DETAILED DESCRIPTION
[0010] Some embodiments relate to methods and apparatus to reduce
the likelihood that amorphous silica precipitate residue forms and
to optimize aluminosilicate dissolution during a matrix stimulation
treatment.
[0011] At the outset, it should be noted that in the development of
any such actual embodiment, numerous implementation-specific
decisions must be made to achieve the developer's specific goals,
such as compliance with system related and business related
constraints, which will vary from one implementation to another.
Moreover, it will be appreciated that such a development effort
might be complex and time consuming but would nevertheless be a
routine undertaking for those of ordinary skill in the art having
the benefit of this disclosure. The description and examples are
presented solely for the purpose of illustrating the preferred
embodiments of the invention and should not be construed as a
limitation to the scope and applicability of the invention. While
the compositions of the present invention are described herein as
comprising certain materials, it should be understood that the
composition could optionally comprise two or more chemically
different materials. In addition, the composition can also comprise
some components other than the ones already cited.

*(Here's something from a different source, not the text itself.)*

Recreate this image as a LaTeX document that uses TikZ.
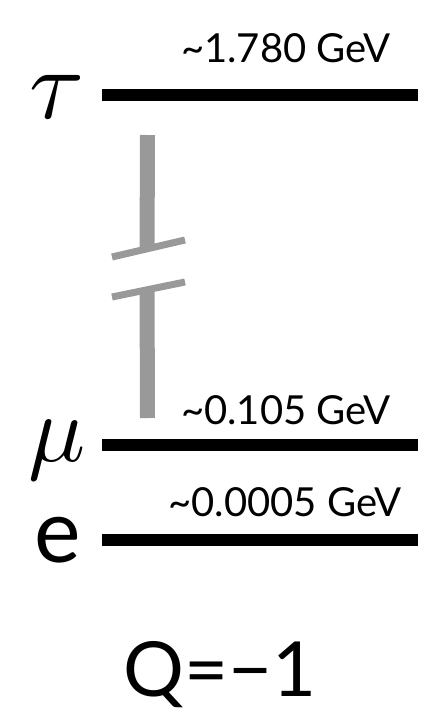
\documentclass[tikz,border=0pt]{standalone}
\usepackage{fontspec}
\setmainfont{Lato}
\usepackage{tikz}
\usetikzlibrary{calc}

\tikzset{
  level/.style={line width=12pt},
  gapbar/.style={line width=15pt, draw=black!40},
  gapcut/.style={line width=7pt, draw=black!40},
  mass/.style={font=\fontsize{40}{44}\selectfont, inner sep=0pt},
  sym/.style={inner sep=0pt}
}

\begin{document}
\begin{tikzpicture}[x=1pt,y=-1pt]
        \useasboundingbox (0,0) rectangle (424,718);

        % Niveaux
        \coordinate (tauL) at (102,95);
        \coordinate (tauR) at (418,95);
        \coordinate (muL) at (102,445);
        \coordinate (muR) at (418,445);
        \coordinate (eL) at (102,540);
        \coordinate (eR) at (418,540);

        \draw[level] (tauL) -- (tauR);
        \draw[level] (muL) -- (muR);
        \draw[level] (eL) -- (eR);

        % Barre grise interrompue
        \coordinate (barT) at (147.5,135);
        \coordinate (barB) at (147.5,418);
        \coordinate (cutA1) at (112,257);
        \coordinate (cutA2) at (185,240);
        \coordinate (cutB1) at (112,297);
        \coordinate (cutB2) at (185,282);

        \draw[gapbar] (barT) -- ($(cutA1)!0.48!(cutA2)$);
        \draw[gapbar] ($(cutB1)!0.48!(cutB2)$) -- (barB);
        \draw[gapcut] (cutA1) -- (cutA2);
        \draw[gapcut] (cutB1) -- (cutB2);

        \node[mass] (mtau) at (286,48) {\textasciitilde 1.780 GeV};
        \node[mass] (mmu) at (286,410) {\textasciitilde 0.105 GeV};
        \node[mass] (me) at (285,502) {\textasciitilde 0.0005 GeV};

        \node[sym] (tau) at (57,97) {\scalebox{10}{$\tau$}};
        \node[sym] (mu) at (57,450) {\scalebox{9.5}{$\mu$}};
        \node[sym, font=\fontsize{88}{90}\selectfont] (e) at (58,540) {e};

        \node[sym, font=\fontsize{76}{80}\selectfont] (Q) at (220,675) {Q=−1};
    \end{tikzpicture}
\end{document}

[0012] In the summary of the invention and this description, each
numerical value should be read once as modified by the term "about"
(unless already expressly so modified), and then read again as not
so modified unless otherwise indicated in context. Also, in the
summary of the invention and this detailed description, it should
be understood that a concentration range listed or described as
being useful, suitable, or the like, is intended that any and every
concentration within the range, including the end points, is to be
considered as having been stated. For example, "a range of from 1
to 10" is to be read as indicating each and every possible number
along the continuum between about 1 and about 10. Thus, even if
specific data points within the range, or even no data points
within the range, are explicitly identified or refer to only a few
specific, it is to be understood that inventors appreciate and
understand that any and all data points within the range are to be
considered to have been specified, and that inventors have
disclosed and enabled the entire range and all points within the
range.
[0013] Amorphous silica is an inevitable consequence of dissolution
of clays/aluminosilicate with HF solutions during matrix
stimulation treatments. To optimize the effects of a matrix
stimulation, dissolution of damaging minerals and simultaneous
minimization of net precipitation, utilizing multiple stages that
include a hydrofluoric containing acidic stimulation fluid and an
alkaline fluid is desirable.
[0014] Sandstone acidizing treatments often involve a sequence of
fluids with different functions as a part of the overall matrix
treatment. The treatments regularly involve at least one of the
following stages: a) brine preflush, most typically with an aqueous
solution of ammonium chloride (objective: to displace potassium and
sodium cations, known to be incompatible with HF reaction
byproducts, from near wellbore); b) acidic preflush (objective: to
dissolve calcium minerals such as calcium carbonate, known to
precipitate as calcium fluoride when exposed to HF, from near
wellbore); c) HF-containing fluid (such as mud acid; objective: to
dissolve aluminosilicate minerals); d) brine or acidic
postflush/overflush (objective: to displace HF reaction byproducts
which may precipitate away from near wellbore region). Sandstone
acidizing in long intervals may repeat this sequence of fluids
several iterations, optionally separated by diverter stages. While
the postflush after the HF stage is intended to minimize
precipitation of amorphous silica, this precipitate is inevitable
and may still be detrimental to the overall stimulation result.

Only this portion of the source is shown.